StardockEngineer@reddit
vllm. You don't have enough VRAM for coders. You'll need a lot more memory for the KV Cache required.
sourceholder@reddit
Can KV cache be spilled-over into (much slower) system memory using high-demand periods? Otherwise, defaulting to vRAM when user activity is lower?
gh0stwriter1234@reddit
You can but not by default you have to pass --cpu-offload-gb 10 where 10 is the number of GB to offload in his case probably like 64GB but maybe more would be needed to keep sessions around.
DinoAmino@reddit
Look into using LMCache with vLLM.
https://docs.lmcache.ai/
https://docs.vllm.ai/en/stable/examples/others/lmcache/
celsowm@reddit
llama.cpp is not good for multiple users
gh0stwriter1234@reddit
Not exactly I'd say its fine for up to about 4... after that though.. its starts being worth it to go to vLLM.
heeeeeeeeeeeee1@reddit
We'll most likely use Gemma4 but not for coding (decision making and some agentic work and sorting). But I believe we need FP16 and processing one task at a time (30-40sec/task)
__JockY__@reddit
Just take a day or two and test it with your use cases. Devise your test cases, pick llama.cpp and vLLM, and run your tests.
When you’re done you can curse yourself for ever bothering with llama.cpp for serving multiple parallel users. You’ll settle on vLLM and be glad it doesn’t buckle under the load.
Llama.cpp is good for running in single-user VRAM-constrained cases that need CPU offloading; it was never intended for your use case.
vLLM has been optimized for serving high concurrency, high throughput loads purely on GPU. This is your scenario. Use the tool for the job.
Eyelbee@reddit
Vllm is recommended for concurrency and probably would be faster, but if it you're able to fit, llama.cpp will work. Probably slower but it'd work. Don't know if it would fit though, you need to crunch some numbers. If no more than 15 users will use it, try concurrency 15, and see how much vram do you need for that, q6 might work but I'm not sure, kv cache behaviors differ between models. Gemma was more forgiving on that. I wouldn't quantize the kv cache for 30 users if it's never gonna get past 15. 15 may be tight but may actually fit. Probably worth learning about the vllm for this though.
Syst3m1c_An0maly@reddit
Hi, if you need this kind of concurrency vLLM is the way to go. It adjusts KV Cache usage dynamically depending on the requests to serve and is faster for parallel request especially on this kind of hardware (well optimized).
If you go with Qwen 3.6 27B on vLLM use the FP8 quant (natively supported and faster on H100) half the size and close to no loss in quality vs unquantized FP16
Syst3m1c_An0maly@reddit
Depending on your config (MTP on or not), you should be able to get 1 200 000 and 1 500 000 tokens on your KV Cache at max 256k context if you allocate the full H100 to the model
tilda0x1@reddit
VLLM seems to be the industry standard when it comes to production services and multi-concurrency.
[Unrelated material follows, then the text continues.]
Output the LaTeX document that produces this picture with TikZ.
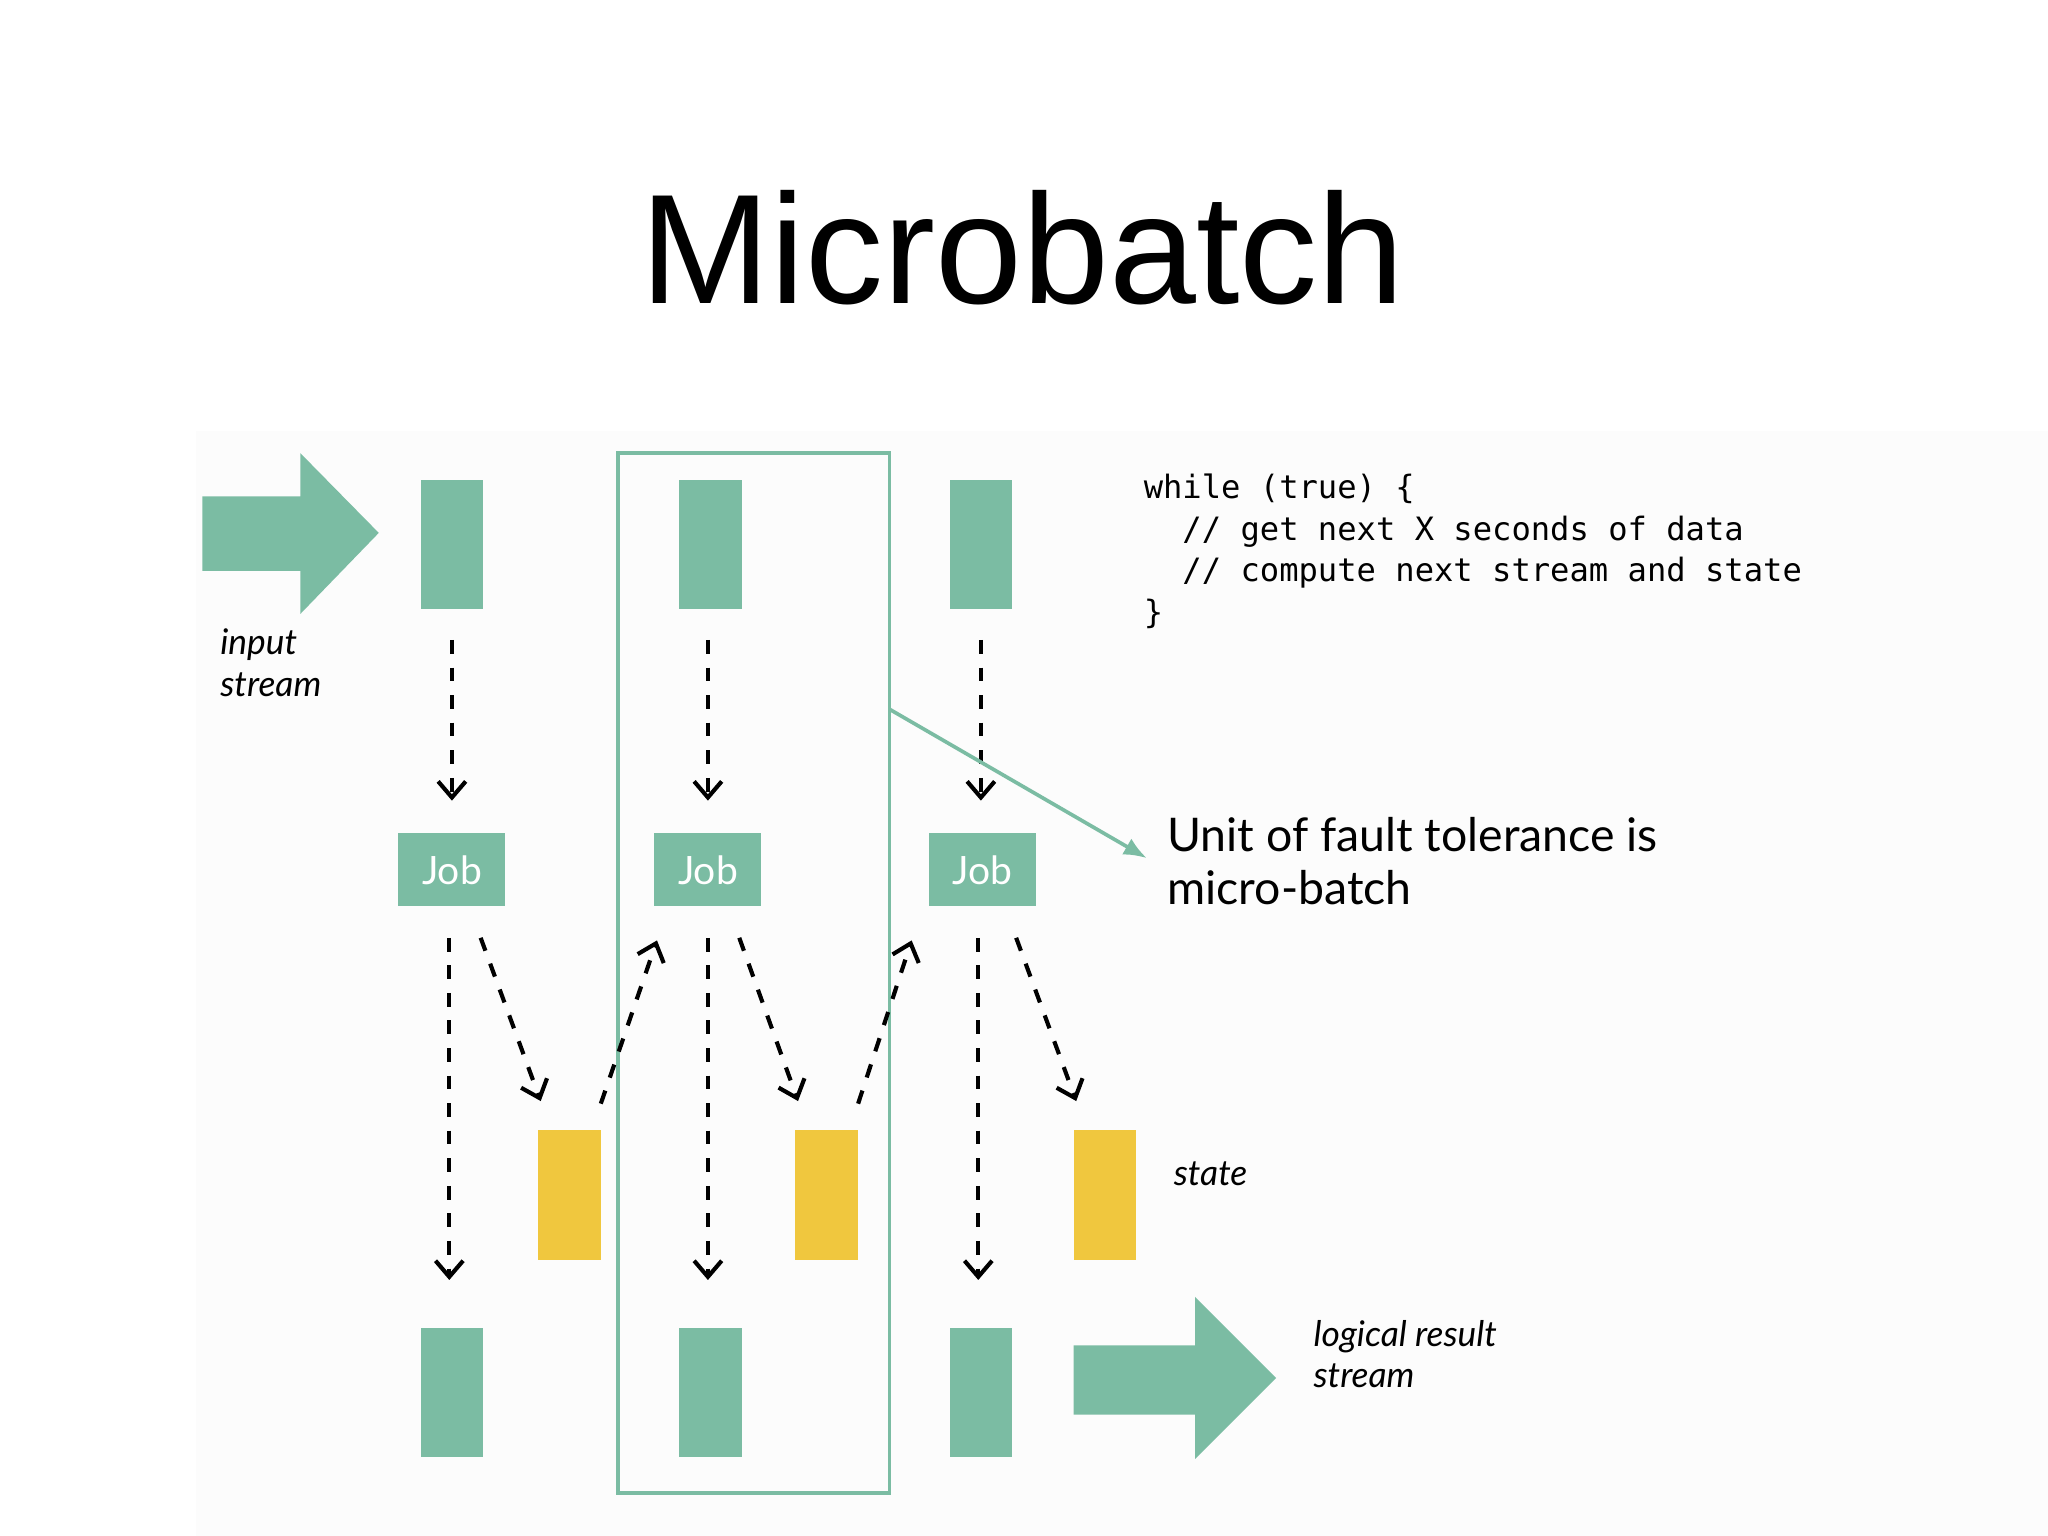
\documentclass[tikz,border=0pt]{standalone}
\usepackage{fontspec}
\setmainfont{Lato}
\newfontfamily\heros{Liberation Sans}
\newfontfamily\codef{DejaVu Sans Mono}
\usetikzlibrary{arrows.meta}
\definecolor{gr}{HTML}{7BBCA3}
\definecolor{yl}{HTML}{F0C73E}
\begin{document}
\begin{tikzpicture}[x=0.01cm,y=-0.01cm,
 blk/.style={fill=gr,draw=none,minimum width=48*0.01cm,minimum height=99*0.01cm,inner sep=0},
 st/.style={fill=yl,draw=none,minimum width=48*0.01cm,minimum height=99*0.01cm,inner sep=0},
 job/.style={fill=gr,draw=none,minimum width=82*0.01cm,minimum height=56*0.01cm,inner sep=0,text=white,font=\fontsize{8.5}{10}\selectfont},
 da/.style={dashed,line width=0.9pt,-{Straight Barb[length=3.5pt,width=6pt]}},
 lab/.style={font=\fontsize{7.7}{9}\selectfont\itshape,align=left,anchor=north west,inner sep=0}]
\useasboundingbox (0,0) rectangle (1568,1176);
\fill[gray!2] (150,330) rectangle (1568,1176);
\node[font=\heros\fontsize{34}{38}\selectfont] (title) at (783,190) {Microbatch};
\draw[gr,line width=0.8pt] (473,347) rectangle (681,1143);
\coordinate (fr) at (681,543);
\fill[gr] (155,380) -- (230,380) -- (230,347) -- (290,408) -- (230,470) -- (230,437) -- (155,437) -- cycle;
\fill[gr] (822,1030) -- (915,1030) -- (915,993) -- (977,1055) -- (915,1117) -- (915,1083) -- (822,1083) -- cycle;
\foreach \i/\x/\j/\s in {1/346/346/436,2/544/542/633,3/751/752/846}{
 \node[blk] (t\i) at (\x,417) {};
 \node[blk] (b\i) at (\x,1066) {};
 \node[job] (j\i) at (\j,666) {Job};
 \node[st] (s\i) at (\s,915) {};
}
\draw[da] (346,490) -- (346,613);
\draw[da] (542,490) -- (542,613);
\draw[da] (751,490) -- (751,613);
\draw[da] (344,718) -- (344,980);
\draw[da] (542,718) -- (542,980);
\draw[da] (749,718) -- (749,980);
\draw[da] (368,718) -- (414,843);
\draw[da] (566,718) -- (611,843);
\draw[da] (778,718) -- (824,843);
\draw[da] (460,845) -- (503,720);
\draw[da] (657,845) -- (698,720);
\node[font=\fontsize{10.1}{11.5}\selectfont,align=left,anchor=north west,inner sep=0] (unit) at (893,625) {Unit of fault tolerance is\\micro-batch};
\draw[gr,line width=0.8pt,-{Latex[length=5pt,width=4pt]}] (fr) -- (878,657);
\node[font=\codef\fontsize{7}{9.1}\selectfont,align=left,anchor=north west,inner sep=0] (code) at (875,362) {while (true) \{\\\ \ // get next X seconds of data\\\ \ // compute next stream and state\\\}};
\node[lab] (in) at (168,481) {input\\stream};
\node[lab] (st) at (898,889) {state};
\node[lab] (lr) at (1005,1010) {logical result\\stream};
\end{tikzpicture}
\end{document}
I also run it on 2x Nvidia RTX A4000 PRO and it is stable.
Craftkorb@reddit
Vllm and it's not even a contest.
skullfuckr42@reddit
10x the vram and you you're good 👍
HVACcontrolsGuru@reddit
I’d try SGLang with the MTP. At that RAM and user count you can squeeze 150-200k context windows. You can run the FP8 KV and keep FP16 on the weights to give some headroom. 10 users per a 100GB is a decent rule of thumb for larger context workloads.